### ARTnews’s March Book Preview Spotlights Art History, Biography, and the Politics of Legacy
March’s art-book calendar is shaping up to be unusually narrative-driven, with new titles leaning into biography, cultural history, and the question of who gets remembered. ARTnews’s latest roundup of books to watch this month points readers toward works that treat art and visual culture as inseparable from power, identity, and the stories institutions choose to preserve.
Among the selections is “The Black Prince of Florence: The Spectacular Life and Treacherous World of Alessandro de’ Medici,” a biography that revisits the life of Alessandro de’ Medici, the first Duke of Florence. The book’s premise is as much about the Renaissance’s political machinery as it is about representation: Alessandro’s position at the center of Medici rule has long been discussed through dynastic intrigue, while his racial identity and the ways it has been framed, minimized, or sensationalized remain a charged subject.

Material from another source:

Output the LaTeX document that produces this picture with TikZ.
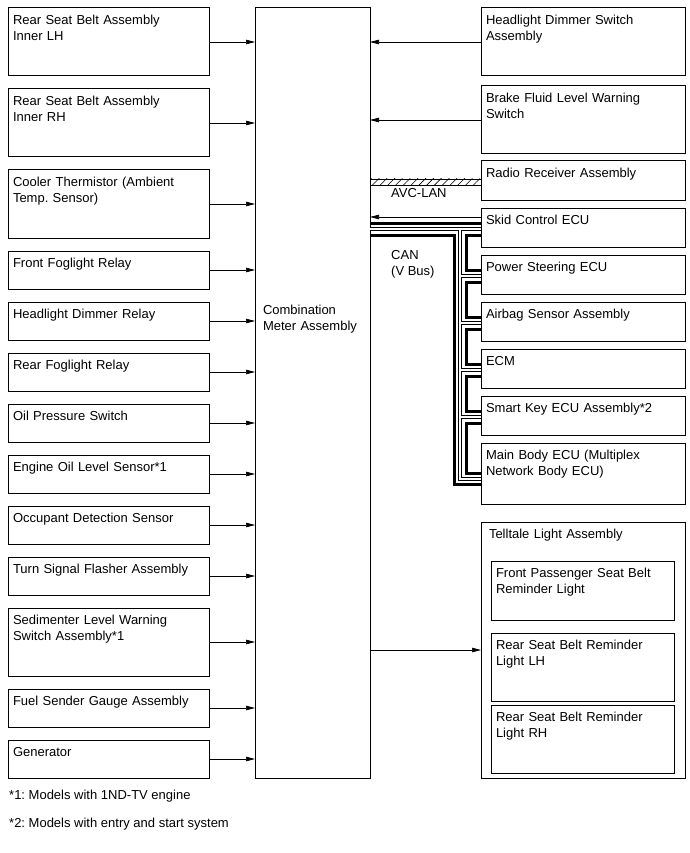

ARTnews’s preview also nods to the enduring pull of historical adventure narratives, invoking Alexandre Dumas’s “The Count of Monte Cristo” (1846) as a touchstone for how popular storytelling can shape cultural memory. The reference carries a pointed reminder about lineage and legacy: Dumas wrote, in part, to keep alive the story of his father, Thomas-Alexandre Dumas, a celebrated general during the Napoleonic era. In the ARTnews framing, that act of authorship becomes a model for how history is carried forward — not only through archives and monuments, but through books that insist on naming their protagonists.
The roundup’s underlying argument is familiar to museumgoers and collectors alike: the canon is not fixed. It is revised through scholarship, publishing, and the slow accumulation of attention. In an art world increasingly attentive to the politics of display and the ethics of attribution, the month’s highlighted titles suggest that reading remains one of the most direct ways to encounter those debates in full — with the space for nuance that exhibitions and wall labels rarely have.
ART publishing has often served as a bridge between academic research and public conversation, and March’s slate, as presented by ARTnews, leans into that role. Whether readers come for Renaissance court drama or for the modern implications of historical erasure, the season’s most anticipated releases appear poised to make the past feel less settled — and more urgently contested.